**SHORT PROBLEM:** Reproduce exactly the lines below from the one containing "Convert this chart to Plotly code." through the one containing "import plotly.graph_objects as go", including both, and nothing else.

[Entries from a dataset]
------------------------------
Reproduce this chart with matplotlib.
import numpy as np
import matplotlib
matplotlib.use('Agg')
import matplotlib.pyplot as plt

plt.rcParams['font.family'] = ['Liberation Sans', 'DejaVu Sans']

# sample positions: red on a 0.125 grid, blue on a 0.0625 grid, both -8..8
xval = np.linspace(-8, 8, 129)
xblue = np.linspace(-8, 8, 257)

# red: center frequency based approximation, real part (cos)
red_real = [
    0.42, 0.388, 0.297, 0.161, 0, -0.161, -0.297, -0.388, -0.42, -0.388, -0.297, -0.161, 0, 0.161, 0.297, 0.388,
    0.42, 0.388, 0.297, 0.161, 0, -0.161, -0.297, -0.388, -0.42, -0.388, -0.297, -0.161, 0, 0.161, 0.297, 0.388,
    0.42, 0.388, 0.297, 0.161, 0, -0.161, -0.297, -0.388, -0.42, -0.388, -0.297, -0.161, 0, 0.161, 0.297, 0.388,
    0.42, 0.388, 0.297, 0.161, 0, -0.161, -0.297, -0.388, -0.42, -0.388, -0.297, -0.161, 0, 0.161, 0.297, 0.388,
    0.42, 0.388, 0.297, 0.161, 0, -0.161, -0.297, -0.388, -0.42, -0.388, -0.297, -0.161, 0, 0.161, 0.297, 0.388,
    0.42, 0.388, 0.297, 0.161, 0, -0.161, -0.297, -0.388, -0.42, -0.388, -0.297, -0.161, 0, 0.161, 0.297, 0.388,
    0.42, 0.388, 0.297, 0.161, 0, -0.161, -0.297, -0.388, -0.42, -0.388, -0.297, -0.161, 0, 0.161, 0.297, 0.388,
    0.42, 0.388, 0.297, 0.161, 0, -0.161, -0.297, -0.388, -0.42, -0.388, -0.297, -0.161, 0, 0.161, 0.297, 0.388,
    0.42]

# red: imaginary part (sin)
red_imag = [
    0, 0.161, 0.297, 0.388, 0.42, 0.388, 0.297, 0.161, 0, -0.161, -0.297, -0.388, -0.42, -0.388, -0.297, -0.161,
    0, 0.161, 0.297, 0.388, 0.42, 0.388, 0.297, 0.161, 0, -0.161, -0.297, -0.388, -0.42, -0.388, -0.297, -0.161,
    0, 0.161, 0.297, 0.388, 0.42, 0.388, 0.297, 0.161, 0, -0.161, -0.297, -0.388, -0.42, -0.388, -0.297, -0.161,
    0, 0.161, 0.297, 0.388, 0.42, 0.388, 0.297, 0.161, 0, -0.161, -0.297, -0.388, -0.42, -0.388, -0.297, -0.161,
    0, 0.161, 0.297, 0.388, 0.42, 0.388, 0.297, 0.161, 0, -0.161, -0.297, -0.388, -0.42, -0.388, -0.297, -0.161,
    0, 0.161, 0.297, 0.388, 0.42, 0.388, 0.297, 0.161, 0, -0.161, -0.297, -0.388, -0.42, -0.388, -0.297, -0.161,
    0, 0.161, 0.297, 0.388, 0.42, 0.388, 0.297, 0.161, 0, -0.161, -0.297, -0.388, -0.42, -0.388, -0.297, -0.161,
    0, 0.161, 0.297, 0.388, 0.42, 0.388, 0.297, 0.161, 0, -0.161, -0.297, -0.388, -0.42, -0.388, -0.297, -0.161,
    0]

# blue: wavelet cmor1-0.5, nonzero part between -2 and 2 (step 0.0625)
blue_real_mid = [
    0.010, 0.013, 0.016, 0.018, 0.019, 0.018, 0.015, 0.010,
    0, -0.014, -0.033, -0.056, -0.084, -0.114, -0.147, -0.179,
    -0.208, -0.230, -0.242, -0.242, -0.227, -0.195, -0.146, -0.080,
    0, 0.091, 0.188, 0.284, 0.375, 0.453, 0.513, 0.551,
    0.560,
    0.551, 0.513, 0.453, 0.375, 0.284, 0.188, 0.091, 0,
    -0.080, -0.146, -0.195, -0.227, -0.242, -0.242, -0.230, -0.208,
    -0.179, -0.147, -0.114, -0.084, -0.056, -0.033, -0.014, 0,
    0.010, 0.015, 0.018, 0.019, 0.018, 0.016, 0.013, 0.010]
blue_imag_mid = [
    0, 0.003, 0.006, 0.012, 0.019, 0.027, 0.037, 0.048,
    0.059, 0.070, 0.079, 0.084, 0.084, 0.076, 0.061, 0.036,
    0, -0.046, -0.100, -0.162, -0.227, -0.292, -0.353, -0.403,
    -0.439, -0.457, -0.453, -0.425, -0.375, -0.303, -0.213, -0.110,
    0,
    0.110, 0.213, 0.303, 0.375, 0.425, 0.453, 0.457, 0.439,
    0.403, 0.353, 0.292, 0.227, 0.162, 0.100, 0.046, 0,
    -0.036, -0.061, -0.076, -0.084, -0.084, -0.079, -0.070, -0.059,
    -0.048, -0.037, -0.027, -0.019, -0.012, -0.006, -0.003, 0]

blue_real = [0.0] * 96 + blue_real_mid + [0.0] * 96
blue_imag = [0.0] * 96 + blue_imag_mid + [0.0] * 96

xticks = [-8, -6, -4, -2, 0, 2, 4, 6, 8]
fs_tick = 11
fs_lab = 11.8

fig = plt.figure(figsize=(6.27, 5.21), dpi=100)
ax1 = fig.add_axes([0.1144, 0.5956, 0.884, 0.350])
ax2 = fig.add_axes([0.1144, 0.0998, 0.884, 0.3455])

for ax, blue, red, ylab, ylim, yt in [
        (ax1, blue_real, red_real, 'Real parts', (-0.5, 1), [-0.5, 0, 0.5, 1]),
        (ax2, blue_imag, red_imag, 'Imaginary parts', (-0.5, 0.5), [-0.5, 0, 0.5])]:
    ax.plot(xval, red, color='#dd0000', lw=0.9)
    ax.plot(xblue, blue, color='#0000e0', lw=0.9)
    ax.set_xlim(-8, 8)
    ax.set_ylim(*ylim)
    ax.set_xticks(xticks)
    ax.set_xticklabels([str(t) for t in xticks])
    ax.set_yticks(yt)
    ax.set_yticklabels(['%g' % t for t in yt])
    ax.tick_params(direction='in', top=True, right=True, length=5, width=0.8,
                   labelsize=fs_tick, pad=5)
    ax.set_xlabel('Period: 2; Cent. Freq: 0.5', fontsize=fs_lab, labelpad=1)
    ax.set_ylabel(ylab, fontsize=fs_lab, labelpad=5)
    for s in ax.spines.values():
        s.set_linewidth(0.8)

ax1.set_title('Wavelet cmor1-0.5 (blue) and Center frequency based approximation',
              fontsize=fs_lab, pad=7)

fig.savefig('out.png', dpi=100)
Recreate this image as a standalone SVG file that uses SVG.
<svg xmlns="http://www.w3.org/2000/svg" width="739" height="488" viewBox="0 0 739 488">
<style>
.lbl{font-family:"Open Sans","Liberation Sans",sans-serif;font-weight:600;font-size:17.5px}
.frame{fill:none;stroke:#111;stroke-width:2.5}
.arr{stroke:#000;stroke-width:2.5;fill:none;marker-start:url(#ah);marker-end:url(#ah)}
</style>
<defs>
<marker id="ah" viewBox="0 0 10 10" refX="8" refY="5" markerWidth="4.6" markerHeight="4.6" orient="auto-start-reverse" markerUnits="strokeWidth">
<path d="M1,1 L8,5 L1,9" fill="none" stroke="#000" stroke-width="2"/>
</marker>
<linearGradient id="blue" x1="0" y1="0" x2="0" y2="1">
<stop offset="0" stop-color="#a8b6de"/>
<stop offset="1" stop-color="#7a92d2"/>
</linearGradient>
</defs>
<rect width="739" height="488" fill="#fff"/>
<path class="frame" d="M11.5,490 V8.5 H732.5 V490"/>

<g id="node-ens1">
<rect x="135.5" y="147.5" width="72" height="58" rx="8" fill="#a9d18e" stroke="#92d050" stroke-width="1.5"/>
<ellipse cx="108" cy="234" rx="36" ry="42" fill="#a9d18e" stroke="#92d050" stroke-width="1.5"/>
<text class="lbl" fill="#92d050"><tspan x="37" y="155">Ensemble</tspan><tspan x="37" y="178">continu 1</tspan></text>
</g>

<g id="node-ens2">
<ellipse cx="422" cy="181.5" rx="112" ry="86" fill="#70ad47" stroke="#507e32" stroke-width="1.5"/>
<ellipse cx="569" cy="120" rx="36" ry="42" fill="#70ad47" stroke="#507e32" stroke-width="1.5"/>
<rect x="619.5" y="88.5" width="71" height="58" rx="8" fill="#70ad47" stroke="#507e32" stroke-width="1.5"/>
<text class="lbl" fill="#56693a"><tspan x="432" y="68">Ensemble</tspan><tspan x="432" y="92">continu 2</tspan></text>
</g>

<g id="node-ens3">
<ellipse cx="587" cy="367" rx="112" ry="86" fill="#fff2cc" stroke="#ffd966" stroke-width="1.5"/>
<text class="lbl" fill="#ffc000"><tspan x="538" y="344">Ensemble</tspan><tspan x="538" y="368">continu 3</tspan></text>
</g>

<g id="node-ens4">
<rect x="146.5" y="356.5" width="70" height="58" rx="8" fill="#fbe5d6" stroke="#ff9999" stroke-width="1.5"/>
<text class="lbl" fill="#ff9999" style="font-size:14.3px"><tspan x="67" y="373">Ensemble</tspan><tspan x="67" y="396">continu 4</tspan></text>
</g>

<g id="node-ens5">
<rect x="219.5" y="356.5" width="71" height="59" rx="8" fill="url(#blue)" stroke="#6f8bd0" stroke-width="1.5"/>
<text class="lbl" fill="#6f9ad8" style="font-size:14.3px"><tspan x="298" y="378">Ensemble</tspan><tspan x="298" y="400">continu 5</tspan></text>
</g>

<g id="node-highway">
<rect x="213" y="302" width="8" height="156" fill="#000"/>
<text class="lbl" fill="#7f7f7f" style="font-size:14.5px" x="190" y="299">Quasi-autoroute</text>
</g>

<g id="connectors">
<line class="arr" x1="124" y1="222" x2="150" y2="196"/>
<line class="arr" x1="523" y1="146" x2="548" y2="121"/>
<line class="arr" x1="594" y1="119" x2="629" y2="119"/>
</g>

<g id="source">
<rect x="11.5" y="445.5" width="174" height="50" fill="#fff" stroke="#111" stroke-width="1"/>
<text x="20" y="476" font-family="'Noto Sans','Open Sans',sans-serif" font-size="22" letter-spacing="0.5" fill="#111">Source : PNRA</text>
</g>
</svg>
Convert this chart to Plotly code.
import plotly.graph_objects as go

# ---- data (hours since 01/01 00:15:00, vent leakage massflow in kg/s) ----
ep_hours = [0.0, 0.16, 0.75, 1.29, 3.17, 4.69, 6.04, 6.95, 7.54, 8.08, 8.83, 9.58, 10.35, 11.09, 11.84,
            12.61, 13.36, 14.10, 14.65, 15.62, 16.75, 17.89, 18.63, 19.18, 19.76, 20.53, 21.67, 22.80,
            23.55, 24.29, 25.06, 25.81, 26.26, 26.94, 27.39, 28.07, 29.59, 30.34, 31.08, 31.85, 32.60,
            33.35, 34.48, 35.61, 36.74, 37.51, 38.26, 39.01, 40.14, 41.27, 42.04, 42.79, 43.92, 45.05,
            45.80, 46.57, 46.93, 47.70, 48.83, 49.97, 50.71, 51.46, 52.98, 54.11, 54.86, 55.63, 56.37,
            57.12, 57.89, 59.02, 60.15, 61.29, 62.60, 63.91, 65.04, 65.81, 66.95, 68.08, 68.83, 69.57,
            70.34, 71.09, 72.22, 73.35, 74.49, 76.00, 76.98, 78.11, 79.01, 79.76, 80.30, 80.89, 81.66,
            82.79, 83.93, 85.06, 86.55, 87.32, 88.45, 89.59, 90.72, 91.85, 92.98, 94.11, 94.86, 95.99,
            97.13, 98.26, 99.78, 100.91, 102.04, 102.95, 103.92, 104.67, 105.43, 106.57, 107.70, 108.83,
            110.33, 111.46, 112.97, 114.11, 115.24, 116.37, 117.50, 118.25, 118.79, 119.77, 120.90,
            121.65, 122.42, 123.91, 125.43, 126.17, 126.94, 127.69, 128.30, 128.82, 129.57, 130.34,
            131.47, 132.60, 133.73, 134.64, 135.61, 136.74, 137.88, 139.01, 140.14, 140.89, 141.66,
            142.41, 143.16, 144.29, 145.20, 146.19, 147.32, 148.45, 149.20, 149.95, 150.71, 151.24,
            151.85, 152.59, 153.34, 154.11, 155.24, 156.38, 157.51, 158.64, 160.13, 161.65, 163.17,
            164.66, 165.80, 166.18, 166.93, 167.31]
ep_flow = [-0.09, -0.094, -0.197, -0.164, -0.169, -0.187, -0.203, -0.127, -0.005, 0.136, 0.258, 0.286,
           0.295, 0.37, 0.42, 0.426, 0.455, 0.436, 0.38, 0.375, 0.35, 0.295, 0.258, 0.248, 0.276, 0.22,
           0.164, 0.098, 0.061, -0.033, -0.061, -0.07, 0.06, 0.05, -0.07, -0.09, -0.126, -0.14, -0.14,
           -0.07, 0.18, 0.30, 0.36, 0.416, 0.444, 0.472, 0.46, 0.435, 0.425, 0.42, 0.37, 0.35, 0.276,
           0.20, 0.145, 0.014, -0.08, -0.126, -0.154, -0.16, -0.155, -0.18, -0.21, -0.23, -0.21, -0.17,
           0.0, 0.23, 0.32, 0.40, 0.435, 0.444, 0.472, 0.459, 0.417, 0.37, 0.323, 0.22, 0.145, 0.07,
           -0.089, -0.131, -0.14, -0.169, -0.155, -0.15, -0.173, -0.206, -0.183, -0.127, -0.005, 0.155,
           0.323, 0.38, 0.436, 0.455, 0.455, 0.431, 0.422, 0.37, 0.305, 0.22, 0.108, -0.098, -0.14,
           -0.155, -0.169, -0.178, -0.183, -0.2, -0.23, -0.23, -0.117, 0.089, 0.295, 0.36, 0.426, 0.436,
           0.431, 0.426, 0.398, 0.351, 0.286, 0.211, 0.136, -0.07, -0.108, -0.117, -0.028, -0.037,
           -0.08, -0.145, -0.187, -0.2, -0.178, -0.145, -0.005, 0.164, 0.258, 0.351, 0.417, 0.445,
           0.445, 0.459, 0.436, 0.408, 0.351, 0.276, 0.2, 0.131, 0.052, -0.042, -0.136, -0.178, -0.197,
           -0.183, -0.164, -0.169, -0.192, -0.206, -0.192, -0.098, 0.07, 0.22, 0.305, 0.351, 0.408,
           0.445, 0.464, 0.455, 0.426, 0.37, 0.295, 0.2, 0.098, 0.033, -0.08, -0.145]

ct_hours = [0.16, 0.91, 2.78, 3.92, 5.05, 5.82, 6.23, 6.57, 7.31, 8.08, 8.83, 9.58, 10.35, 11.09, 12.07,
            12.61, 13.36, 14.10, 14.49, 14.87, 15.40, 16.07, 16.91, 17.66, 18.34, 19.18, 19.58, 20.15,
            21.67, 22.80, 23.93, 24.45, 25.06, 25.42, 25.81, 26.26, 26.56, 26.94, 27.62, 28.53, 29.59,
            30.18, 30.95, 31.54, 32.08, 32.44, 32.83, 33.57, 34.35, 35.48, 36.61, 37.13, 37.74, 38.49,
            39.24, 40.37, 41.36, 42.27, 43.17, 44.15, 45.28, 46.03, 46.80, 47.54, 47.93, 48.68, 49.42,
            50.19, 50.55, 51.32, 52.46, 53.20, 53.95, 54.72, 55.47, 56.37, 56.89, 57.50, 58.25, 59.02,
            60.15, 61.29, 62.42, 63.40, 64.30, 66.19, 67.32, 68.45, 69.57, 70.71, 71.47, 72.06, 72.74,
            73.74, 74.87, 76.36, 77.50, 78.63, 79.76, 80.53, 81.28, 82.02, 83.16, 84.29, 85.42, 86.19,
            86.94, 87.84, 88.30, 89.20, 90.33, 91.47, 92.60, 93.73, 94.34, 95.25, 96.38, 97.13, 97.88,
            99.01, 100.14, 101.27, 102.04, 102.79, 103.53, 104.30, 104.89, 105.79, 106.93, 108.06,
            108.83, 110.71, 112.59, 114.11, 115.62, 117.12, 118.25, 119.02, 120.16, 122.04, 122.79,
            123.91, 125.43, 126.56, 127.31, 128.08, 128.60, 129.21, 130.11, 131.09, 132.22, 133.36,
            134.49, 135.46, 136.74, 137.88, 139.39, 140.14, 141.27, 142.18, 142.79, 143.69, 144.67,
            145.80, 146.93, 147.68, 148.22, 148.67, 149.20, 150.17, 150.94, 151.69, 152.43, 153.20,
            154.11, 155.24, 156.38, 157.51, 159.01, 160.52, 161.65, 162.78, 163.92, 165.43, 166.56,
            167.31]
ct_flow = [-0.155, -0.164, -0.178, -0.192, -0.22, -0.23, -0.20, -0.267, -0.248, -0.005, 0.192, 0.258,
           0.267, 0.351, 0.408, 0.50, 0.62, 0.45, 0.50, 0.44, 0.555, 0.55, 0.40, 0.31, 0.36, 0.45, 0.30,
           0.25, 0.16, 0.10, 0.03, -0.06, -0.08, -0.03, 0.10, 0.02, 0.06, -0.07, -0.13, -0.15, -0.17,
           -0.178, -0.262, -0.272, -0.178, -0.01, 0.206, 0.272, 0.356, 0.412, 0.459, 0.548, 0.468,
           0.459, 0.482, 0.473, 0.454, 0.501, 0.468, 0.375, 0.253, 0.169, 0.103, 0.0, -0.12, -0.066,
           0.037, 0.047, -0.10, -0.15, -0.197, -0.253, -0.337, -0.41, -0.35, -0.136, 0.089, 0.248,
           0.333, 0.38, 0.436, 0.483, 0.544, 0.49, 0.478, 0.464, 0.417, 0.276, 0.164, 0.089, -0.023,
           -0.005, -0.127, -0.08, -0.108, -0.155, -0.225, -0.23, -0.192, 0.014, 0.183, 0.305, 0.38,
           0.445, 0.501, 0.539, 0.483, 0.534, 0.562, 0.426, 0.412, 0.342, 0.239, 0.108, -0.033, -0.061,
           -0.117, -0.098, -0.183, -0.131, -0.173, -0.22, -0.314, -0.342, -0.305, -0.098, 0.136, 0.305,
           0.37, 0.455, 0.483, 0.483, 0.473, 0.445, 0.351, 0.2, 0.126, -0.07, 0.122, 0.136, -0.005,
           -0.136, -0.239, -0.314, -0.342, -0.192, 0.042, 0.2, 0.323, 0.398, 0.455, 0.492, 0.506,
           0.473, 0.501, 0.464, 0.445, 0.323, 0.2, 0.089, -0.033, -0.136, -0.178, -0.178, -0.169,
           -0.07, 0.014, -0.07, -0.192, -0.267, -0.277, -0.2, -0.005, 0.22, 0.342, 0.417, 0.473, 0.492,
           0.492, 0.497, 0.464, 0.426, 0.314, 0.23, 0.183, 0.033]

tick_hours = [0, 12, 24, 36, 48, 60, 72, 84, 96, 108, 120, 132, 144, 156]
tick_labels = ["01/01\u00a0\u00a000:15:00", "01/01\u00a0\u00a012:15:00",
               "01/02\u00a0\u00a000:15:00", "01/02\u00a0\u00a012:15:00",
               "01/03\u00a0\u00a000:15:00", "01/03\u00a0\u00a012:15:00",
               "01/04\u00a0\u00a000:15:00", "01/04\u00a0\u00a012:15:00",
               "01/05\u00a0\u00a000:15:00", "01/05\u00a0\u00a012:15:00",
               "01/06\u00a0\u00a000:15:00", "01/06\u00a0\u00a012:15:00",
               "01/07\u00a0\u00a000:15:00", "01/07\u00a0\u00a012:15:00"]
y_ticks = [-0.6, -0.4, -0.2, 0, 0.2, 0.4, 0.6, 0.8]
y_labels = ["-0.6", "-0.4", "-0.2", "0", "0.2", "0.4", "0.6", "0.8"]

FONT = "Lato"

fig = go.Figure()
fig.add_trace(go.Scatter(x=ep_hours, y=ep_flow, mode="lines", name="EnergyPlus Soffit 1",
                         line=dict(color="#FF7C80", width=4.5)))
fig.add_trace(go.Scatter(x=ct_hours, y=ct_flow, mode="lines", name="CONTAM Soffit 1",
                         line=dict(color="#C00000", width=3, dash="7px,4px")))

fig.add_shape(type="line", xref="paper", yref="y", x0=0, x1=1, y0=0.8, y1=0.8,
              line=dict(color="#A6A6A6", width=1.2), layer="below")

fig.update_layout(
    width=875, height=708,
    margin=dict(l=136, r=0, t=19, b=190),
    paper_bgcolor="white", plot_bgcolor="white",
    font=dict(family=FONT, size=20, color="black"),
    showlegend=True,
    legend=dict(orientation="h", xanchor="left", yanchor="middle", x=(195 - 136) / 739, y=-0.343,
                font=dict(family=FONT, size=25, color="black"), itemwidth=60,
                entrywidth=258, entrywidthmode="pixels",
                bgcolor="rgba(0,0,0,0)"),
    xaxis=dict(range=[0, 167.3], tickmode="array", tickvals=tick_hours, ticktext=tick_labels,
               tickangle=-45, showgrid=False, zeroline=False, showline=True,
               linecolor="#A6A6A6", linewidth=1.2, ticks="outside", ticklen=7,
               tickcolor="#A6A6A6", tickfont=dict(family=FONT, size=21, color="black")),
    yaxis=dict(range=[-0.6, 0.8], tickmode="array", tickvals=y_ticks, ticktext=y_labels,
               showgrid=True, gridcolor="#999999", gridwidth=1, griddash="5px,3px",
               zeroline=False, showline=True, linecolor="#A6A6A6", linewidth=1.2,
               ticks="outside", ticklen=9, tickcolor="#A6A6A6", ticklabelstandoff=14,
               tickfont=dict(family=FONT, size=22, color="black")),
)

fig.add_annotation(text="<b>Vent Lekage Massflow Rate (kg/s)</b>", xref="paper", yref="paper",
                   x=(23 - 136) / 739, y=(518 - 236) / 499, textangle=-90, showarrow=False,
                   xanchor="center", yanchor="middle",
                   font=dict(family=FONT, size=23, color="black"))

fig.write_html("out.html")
------------------------------
**THE REPLY:**
Convert this chart to Plotly code.
import plotly.graph_objects as go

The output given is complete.